Tabutun etrafını garip kıyafetli Tiktokçu çocuklar sarmış, garip hareketler yapıyorlar…
Bir canlı yayın yapma modası başlamış. İnanılmaz bir rezillik.”
Sezer isyanında çok haklı. Magazinci muhabir arkadaşlarla konuştum. Tiktokçular ünlülerin cenaze videolarının çok izlendiğini keşfetmiş. Son dönemde birçok ünlü cenazesine muhabirlerden çok Tiktokçular gelmeye başlamış.
Cenazeye katılan ünlülere saçma sapan sorular soran… Hoca dua ederken canlı yayın yapan… Ünlülerin arkasına geçip selfie pozlar veren Tiktokçular sadece Sezer gibi sanatçıları değil gerçek habercileri ve muhabirleri de bezdirmeye başlamışlar.
Törenlerde kamera açısı önemlidir. Muhabirler görüntü alan kameramanların görüntü açısına girmemeye özen gösterirler ama Tiktokçular bu durumdan habersiz kameraların görüntü almasını bile engelliyorlarmış.

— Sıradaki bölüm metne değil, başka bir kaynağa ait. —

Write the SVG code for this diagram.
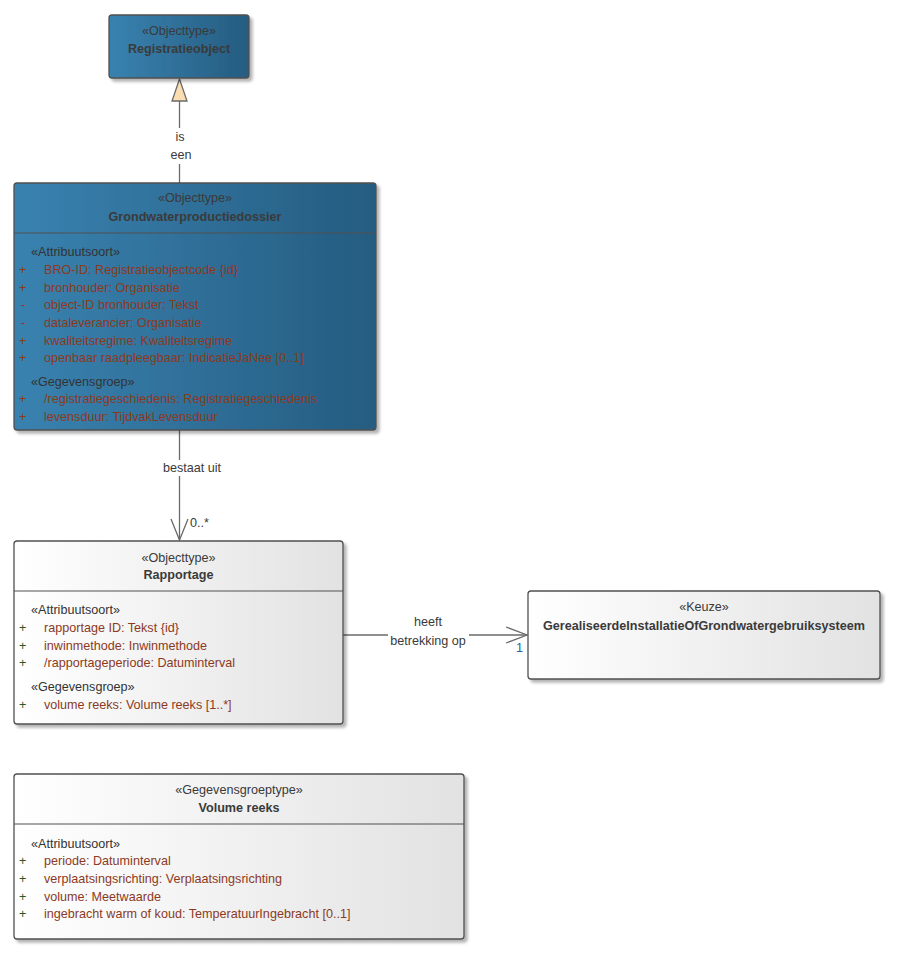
<svg xmlns="http://www.w3.org/2000/svg" width="898" height="958" viewBox="0 0 898 958">
<defs>
<linearGradient id="gBlue" x1="0" y1="0" x2="1" y2="0">
<stop offset="0" stop-color="#3982B0"/>
<stop offset="1" stop-color="#255C80"/>
</linearGradient>
<linearGradient id="gWhite" x1="0" y1="0" x2="1" y2="0">
<stop offset="0" stop-color="#FFFFFF"/>
<stop offset="1" stop-color="#E2E2E2"/>
</linearGradient>
<filter id="sh" x="-5%" y="-5%" width="115%" height="115%">
<feGaussianBlur in="SourceAlpha" stdDeviation="1.5"/>
<feOffset dx="3" dy="3" result="b"/>
<feComponentTransfer><feFuncA type="linear" slope="0.3"/></feComponentTransfer>
<feMerge><feMergeNode/><feMergeNode in="SourceGraphic"/></feMerge>
</filter>
</defs>
<style>
text{font-family:"Liberation Sans","Open Sans",sans-serif;font-size:12.6px;}
.box{stroke:#505050;stroke-width:1.3;}
.blue{fill:url(#gBlue);}
.white{fill:url(#gWhite);}
.sep{stroke:#505050;stroke-width:1;}
.st{fill:#3a3a3a;text-anchor:middle;}
.nm{fill:#3a3a3a;text-anchor:middle;font-weight:bold;}
.grp{fill:#333333;}
.at{fill:#8B3A1E;}
.vis{fill:#2F5324;}
.visb{fill:#8B3A1E;}
.ln{stroke:#6a6a6a;stroke-width:1.3;fill:none;}
.lbl{fill:#3a3a3a;text-anchor:middle;}
</style>
<g id="connectors">
<line class="ln" x1="179.5" y1="101" x2="179.5" y2="183"/>
<polygon points="179.5,79 172,101 187,101" fill="#FADDB0" stroke="#6a6a6a" stroke-width="1.3"/>
<rect x="170" y="128" width="22" height="36" fill="#FFFFFF"/>
<text class="lbl" x="180" y="141">is</text>
<text class="lbl" x="181" y="159">een</text>
<line class="ln" x1="179.5" y1="430" x2="179.5" y2="540"/>
<polyline class="ln" points="171,519 179.5,540 188,519"/>
<rect x="158" y="460" width="68" height="16" fill="#FFFFFF"/>
<text class="lbl" x="192" y="472">bestaat uit</text>
<text x="190" y="527" fill="#3a3a3a">0..*</text>
<line class="ln" x1="343" y1="635" x2="527" y2="635"/>
<polyline class="ln" points="506,627 527,635 506,643"/>
<rect x="388" y="612" width="81" height="37" fill="#FFFFFF"/>
<text class="lbl" x="428" y="626">heeft</text>
<text class="lbl" x="428" y="645">betrekking op</text>
<text x="516" y="652" fill="#2860A8">1</text>
</g>
<g id="Registratieobject">
<rect class="box blue" x="109" y="15" width="140" height="63" rx="3" filter="url(#sh)"/>
<text class="st" x="179" y="35">«Objecttype»</text>
<text class="nm" x="179" y="53">Registratieobject</text>
</g>
<g id="Grondwaterproductiedossier">
<rect class="box blue" x="14" y="183" width="362" height="247" rx="3" filter="url(#sh)"/>
<line class="sep" x1="14" y1="233" x2="376" y2="233"/>
<text class="st" x="195" y="202">«Objecttype»</text>
<text class="nm" x="195" y="221">Grondwaterproductiedossier</text>
<text class="grp" x="31" y="256">«Attribuutsoort»</text>
<text class="visb" x="19" y="274">+</text><text class="at" x="44" y="274">BRO-ID: Registratieobjectcode {id}</text>
<text class="visb" x="19" y="292">+</text><text class="at" x="44" y="292">bronhouder: Organisatie</text>
<text class="visb" x="21" y="309">-</text><text class="at" x="44" y="309">object-ID bronhouder: Tekst</text>
<text class="visb" x="21" y="327">-</text><text class="at" x="44" y="327">dataleverancier: Organisatie</text>
<text class="visb" x="19" y="345">+</text><text class="at" x="44" y="345">kwaliteitsregime: Kwaliteitsregime</text>
<text class="visb" x="19" y="362">+</text><text class="at" x="44" y="362">openbaar raadpleegbaar: IndicatieJaNee [0..1]</text>
<text class="grp" x="31" y="386">«Gegevensgroep»</text>
<text class="visb" x="19" y="403">+</text><text class="at" x="44" y="403">/registratiegeschiedenis: Registratiegeschiedenis</text>
<text class="visb" x="19" y="421">+</text><text class="at" x="44" y="421">levensduur: TijdvakLevensduur</text>
</g>
<g id="Rapportage">
<rect class="box white" x="14" y="541" width="329" height="183" rx="3" filter="url(#sh)"/>
<line class="sep" x1="14" y1="591" x2="343" y2="591"/>
<text class="st" x="178.5" y="562">«Objecttype»</text>
<text class="nm" x="178.5" y="579">Rapportage</text>
<text class="grp" x="31" y="614">«Attribuutsoort»</text>
<text class="vis" x="19" y="632">+</text><text class="at" x="44" y="632">rapportage ID: Tekst {id}</text>
<text class="vis" x="19" y="650">+</text><text class="at" x="44" y="650">inwinmethode: Inwinmethode</text>
<text class="vis" x="19" y="667">+</text><text class="at" x="44" y="667">/rapportageperiode: Datuminterval</text>
<text class="grp" x="31" y="691">«Gegevensgroep»</text>
<text class="vis" x="19" y="709">+</text><text class="at" x="44" y="709">volume reeks: Volume reeks [1..*]</text>
</g>
<g id="GerealiseerdeInstallatieOfGrondwatergebruiksysteem">
<rect class="box white" x="528" y="591" width="352" height="88" rx="3" filter="url(#sh)"/>
<text class="st" x="704" y="611">«Keuze»</text>
<text class="nm" x="704" y="630">GerealiseerdeInstallatieOfGrondwatergebruiksysteem</text>
</g>
<g id="VolumeReeks">
<rect class="box white" x="14" y="774" width="450" height="165" rx="3" filter="url(#sh)"/>
<line class="sep" x1="14" y1="824" x2="464" y2="824"/>
<text class="st" x="239" y="794">«Gegevensgroeptype»</text>
<text class="nm" x="239" y="812">Volume reeks</text>
<text class="grp" x="31" y="848">«Attribuutsoort»</text>
<text class="vis" x="19" y="865">+</text><text class="at" x="44" y="865">periode: Datuminterval</text>
<text class="vis" x="19" y="883">+</text><text class="at" x="44" y="883">verplaatsingsrichting: Verplaatsingsrichting</text>
<text class="vis" x="19" y="901">+</text><text class="at" x="44" y="901">volume: Meetwaarde</text>
<text class="vis" x="19" y="918">+</text><text class="at" x="44" y="918">ingebracht warm of koud: TemperatuurIngebracht [0..1]</text>
</g>
</svg>
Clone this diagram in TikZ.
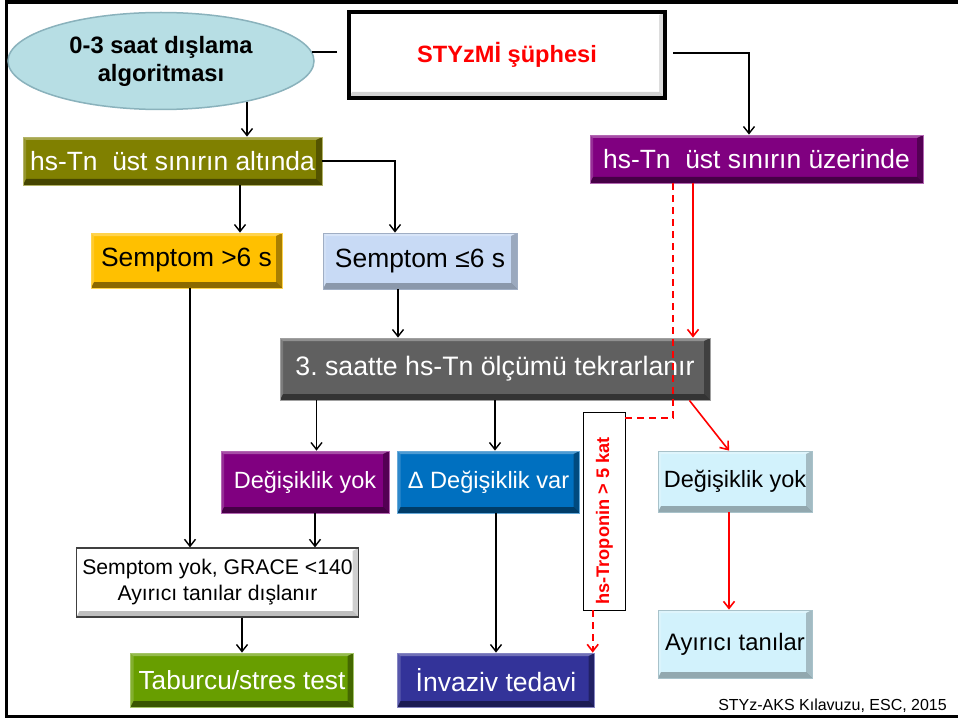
\documentclass[tikz,border=0pt]{standalone}
\usepackage{fontspec}
\setmainfont{Liberation Sans}
\usetikzlibrary{shapes.geometric,arrows.meta}
\frenchspacing

\definecolor{ellFill}{RGB}{183,222,228}
\definecolor{ellLine}{RGB}{138,178,188}
\definecolor{oliveBox}{RGB}{128,128,0}
\definecolor{purpleBox}{RGB}{128,0,128}
\definecolor{goldBox}{RGB}{255,192,0}
\definecolor{skyBox}{RGB}{200,218,245}
\definecolor{grayBox}{RGB}{96,96,96}
\definecolor{blueBox}{RGB}{0,112,192}
\definecolor{greenBox}{RGB}{104,158,0}
\definecolor{navyBox}{RGB}{51,51,153}
\definecolor{iceBox}{RGB}{210,242,252}
\definecolor{redLine}{RGB}{255,0,0}

\tikzset{
  fs/.style 2 args={font=\fontsize{#1}{#2}\selectfont},
  % raised (bevelled) look: light top/left rims, dark bottom/right rims
  bevel/.style={path picture={
    \fill[white,opacity=0.30] (path picture bounding box.north west) -- (path picture bounding box.north east)
      -- ([shift={(-6pt,-3pt)}]path picture bounding box.north east) -- ([shift={(3pt,-3pt)}]path picture bounding box.north west) -- cycle;
    \fill[white,opacity=0.18] (path picture bounding box.north west) -- ([shift={(3pt,-3pt)}]path picture bounding box.north west)
      -- ([shift={(3pt,6pt)}]path picture bounding box.south west) -- (path picture bounding box.south west) -- cycle;
    \fill[black,opacity=#1] (path picture bounding box.south west) -- ([shift={(3pt,6pt)}]path picture bounding box.south west)
      -- ([shift={(-6pt,6pt)}]path picture bounding box.south east) -- (path picture bounding box.south east) -- cycle;
    \fill[black,opacity=0.75*#1] (path picture bounding box.north east) -- ([shift={(-6pt,-3pt)}]path picture bounding box.north east)
      -- ([shift={(-6pt,6pt)}]path picture bounding box.south east) -- (path picture bounding box.south east) -- cycle;
  }},
  bevel/.default=0.45,
  box/.style={rectangle, inner sep=0pt, text=white, line width=0.8pt, bevel},
  arr/.style={draw=black, line width=1.4pt, -{Straight Barb[length=7pt,width=11pt]}},
  plain/.style={draw=black, line width=1.4pt},
  redArr/.style={draw=redLine, line width=1.6pt, -{Straight Barb[length=7pt,width=11pt]}},
  redDash/.style={draw=redLine, line width=1.6pt, dash pattern=on 7pt off 5pt},
}

\begin{document}
\begin{tikzpicture}[x=1pt, y=-1pt]
\useasboundingbox[fill=white] (0,0) rectangle (958,722);

% outer frame (its right side lies beyond the page)
\draw[line width=3.5pt] (980,2) -| (6.5,716.5) -- (980,716.5);

% start nodes
\node[ellipse, fill=ellFill, draw=ellLine, line width=1.5pt, minimum width=306pt, minimum height=97pt,
      inner sep=0pt, align=center, font=\bfseries\fontsize{23.7pt}{28pt}\selectfont] (ell) at (161,61)
      {0-3 saat dışlama\\algoritması};
\node[rectangle, draw=black, line width=4pt, fill=white, bevel=0.18, minimum width=316pt, minimum height=86pt,
      inner sep=0pt, text=redLine, font=\bfseries\fontsize{23.6pt}{28pt}\selectfont] (sus) at (507,55)
      {STYzMİ şüphesi};

% first hs-Tn result
\node[box, fill=oliveBox, draw=oliveBox!60!white, minimum width=299pt, minimum height=48pt, fs={26.4pt}{30pt}] (alt)
      at (172.5,161) {hs-Tn~~üst sınırın altında};
\node[box, fill=purpleBox, draw=purpleBox!60!white, minimum width=333pt, minimum height=48pt, fs={26.4pt}{30pt}] (ust)
      at (756.5,159) {hs-Tn~~üst sınırın üzerinde};

% symptom onset
\node[box, fill=goldBox, draw=goldBox!70!white, text=black, minimum width=191pt, minimum height=55pt, fs={26.4pt}{30pt}] (s6a)
      at (186.5,260.5) {Semptom >6 s};
\node[box, fill=skyBox, draw=skyBox!80!black, text=black, bevel=0.30, minimum width=194pt, minimum height=56pt, fs={26.4pt}{30pt}] (s6b)
      at (420,261) {Semptom ≤6 s};

% repeat measurement
\node[box, fill=grayBox, draw=grayBox!60!white, minimum width=430pt, minimum height=62pt, fs={26.7pt}{30pt}] (tek)
      at (495,369) {3. saatte hs-Tn ölçümü tekrarlanır};

% change / no change
\node[box, fill=purpleBox, draw=purpleBox!60!white, minimum width=168pt, minimum height=62pt, fs={23.5pt}{28pt}] (dy1)
      at (305,482) {Değişiklik yok};
\node[box, fill=blueBox, draw=blueBox!60!white, minimum width=182pt, minimum height=62pt, fs={23.6pt}{28pt}] (dv)
      at (488.5,482) {Δ Değişiklik var};
\node[box, fill=iceBox, draw=iceBox!80!black, text=black, bevel=0.30, minimum width=154pt, minimum height=61pt, fs={23.5pt}{28pt}] (dy2)
      at (735,481.5) {Değişiklik yok};

% rule-out
\node[box, fill=white, draw=black!75, line width=1.2pt, text=black, bevel=0.25, minimum width=282pt, minimum height=69pt, align=center,
      fs={21.2pt}{26pt}] (gr) at (217.5,582.5) {Semptom yok, GRACE <140\\Ayırıcı tanılar dışlanır};
\node[box, fill=iceBox, draw=iceBox!80!black, text=black, bevel=0.30, minimum width=154pt, minimum height=68pt, fs={23.8pt}{28pt}] (ayr)
      at (735,644) {Ayırıcı tanılar};

% outcomes
\node[box, fill=greenBox, draw=greenBox!60!white, minimum width=223pt, minimum height=54pt, fs={26.2pt}{30pt}] (tab)
      at (242,680) {Taburcu/stres test};
\node[box, fill=navyBox, draw=navyBox!60!white, minimum width=197pt, minimum height=54pt, fs={26.5pt}{30pt}] (inv)
      at (496,680) {İnvaziv tedavi};

% troponin label box
\node[draw=black, line width=0.8pt, fill=white, minimum width=42pt, minimum height=198pt, inner sep=0pt] (tro) at (604,511) {};
\node[rotate=90, text=redLine, inner sep=0pt, font=\bfseries\fontsize{18.2pt}{20pt}\selectfont] (trot) at (604.5,521)
      {hs-Troponin > 5 kat};

% source
\node[anchor=base east, inner sep=0pt, fs={16pt}{18pt}] (src) at (947,710) {STYz-AKS Kılavuzu, ESC, 2015};

% black connectors
\draw[plain] ([xshift=-10pt,yshift=3pt]sus.west) -- ([xshift=-2.5pt,yshift=9pt]ell.east);
\draw[arr] ([xshift=86pt,yshift=8pt]ell.south) -- ([xshift=86pt]ell.south |- alt.north);
\draw[arr] ([xshift=6pt,yshift=2pt]sus.east) -| ([xshift=-7.5pt]ust.north);
\draw[arr] ([xshift=67.5pt]alt.south) -- ([xshift=67.5pt]alt.south |- s6a.north);
\draw[arr] (alt.east) -| ([xshift=-25pt]s6b.north);
\draw[arr] ([xshift=3.5pt]s6a.south) -- ([xshift=3.5pt]s6a.south |- gr.north);
\draw[arr] ([xshift=-22pt]s6b.south) -- ([xshift=-22pt]s6b.south |- tek.north);
\draw[arr] ([xshift=-178.5pt]tek.south) -- ([xshift=-178.5pt]tek.south |- dy1.north);
\draw[arr] (tek.south) -- (tek.south |- dv.north);
\draw[arr] ([xshift=10pt]dy1.south) -- ([xshift=10pt]dy1.south |- gr.north);
\draw[arr] (gr.south -| tab.north) -- (tab.north);
\draw[arr] (dv.south -| inv.north) -- (inv.north);

% red connectors
\draw[redArr] ([xshift=-63.5pt]ust.south) -- ([xshift=-63.5pt]ust.south |- tek.north);
\draw[redArr] ([xshift=-21pt]tek.south east) -- ([xshift=-6pt]dy2.north);
\draw[redArr] ([xshift=-6pt]dy2.south) -- ([xshift=-6pt]dy2.south |- ayr.north);
\draw[redDash] ([xshift=-83.5pt]ust.south) |- ([yshift=-6.5pt]tro.north east);
\draw[redDash, -{Straight Barb[length=7pt,width=11pt]}] ([xshift=-11.3pt]tro.south) -- ([xshift=-11.3pt]tro.south |- inv.north);
\end{tikzpicture}
\end{document}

Usta aktör Şener Şen de geçen aylarda Kayhan Yıldızoğlu’nun cenazesinde ısrarlı bir kişiye “Ya gidin yahu gidin” diye bağırarak tepki göstermişti.
Korkarım bu duruma çözüm bulmak da zor. Tiktokçular canlı yayından para kazandıkları için ünlü cenazelerini kaçırmazlar!
Camiye gelene de “Sen Tiktokçu musun?” diye soramazsın. Sorduğunuzda da Tiktokçular “Ben sosyal medya habercisiyim” diyormuş, iyi mi?
Gel de çık işin içinden!
***
NEDEN ADANA?
Adana’da polisleri durdukları hafif ticari aracın içerisinden 1.5 ton at ve eşek eti çıktı.
Kasap olduğunu öne süren Nurettin S. savunmasında, “Etler bana ait, ben kendim kestim. Akrabalarıma dağıtacaktım” dedi.
Ünlü filozof Sokrates bile böyle savunma yapmamıştır!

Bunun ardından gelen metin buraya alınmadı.